9,979 rocket propelled grenades and 51 launchers. They are known as the irregular soldier's most powerful weapon. In Somalia, they were used to bring down American helicopters.

A Soviet FM radio.

* * *

Many of the arms and ammunition, including most of the missiles and the heaviest artillery and rockets, have been counted, inventoried and destroyed by U.S. troops, who considered the items too dangerous or unstable to be reused.

"Undoubtedly, the U.S. command does not wish to take any chances with such weapons," said Robin Bhatty, a security consultant.
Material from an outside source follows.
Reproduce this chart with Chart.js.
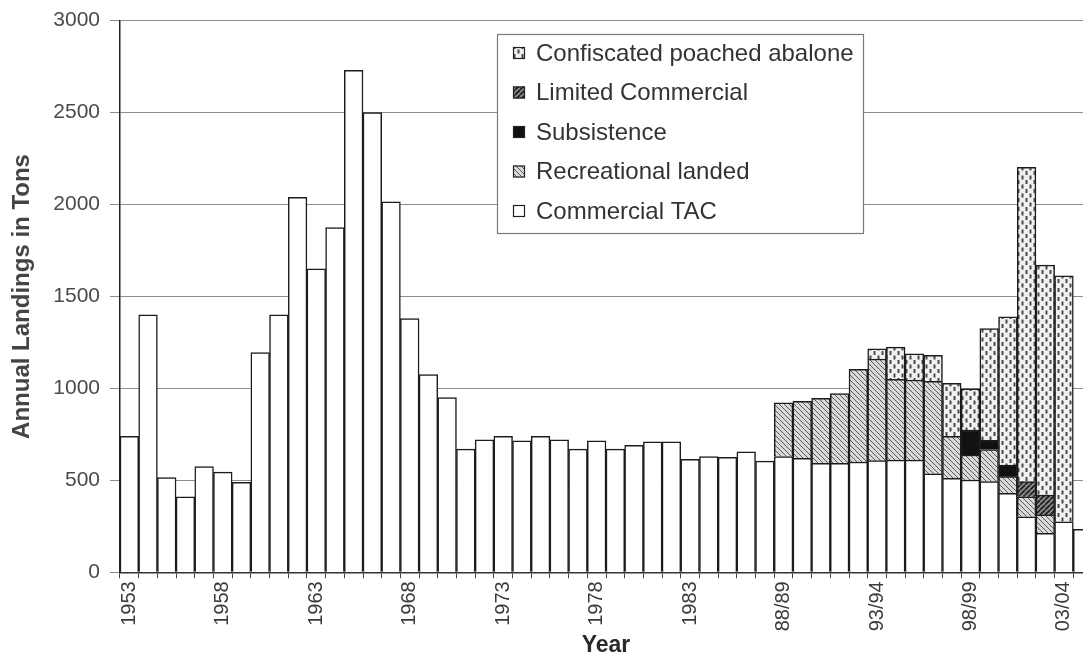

He noted the recent arrests in Saudi Arabia of a number of al-Qaida suspects charged with attempting to shoot down an American aircraft at a U.S. air base in Riyadh.

But the U.S. military also has turned over some arms, including 1,185 AK-47 rifles, to the fledgling Afghan National Army -- a practice criticized by some disarmament experts, who refer to it as "recycling."

"Small arms and light weapons are durable, easy to smuggle, plentiful and often in demand in areas outside the effective control of law enforcement -- an ideal black market commodity," said Schroeder, of the scientists' arms-monitoring project. "Without adequate accounting controls and inventory management, they may end up back in circulation on the black market."

U.S. officials are pleased with the number of weapons and the amount of ammunition recovered in Afghanistan.

"This country is lousy with weapons and ammo, and it will probably take years to even get a handle on how much is here," Maj. Tallman wrote. "It is actually a very good news story (in our opinion ... ) that we are finding as much as we are. An even better part of the story is that at the local level, we have started to get people to voluntarily turn these things in."

Still, some guns have not turned up.

For example, the inventory shows that troops found 1,287 rounds of .50-caliber ammunition, which can penetrate an inch of concrete from the distance of 16 football fields. But they did not find any .50-caliber guns, including 25 of those weapons made in Murfreesboro, Tenn. They were shipped to Afghanistan in 1987.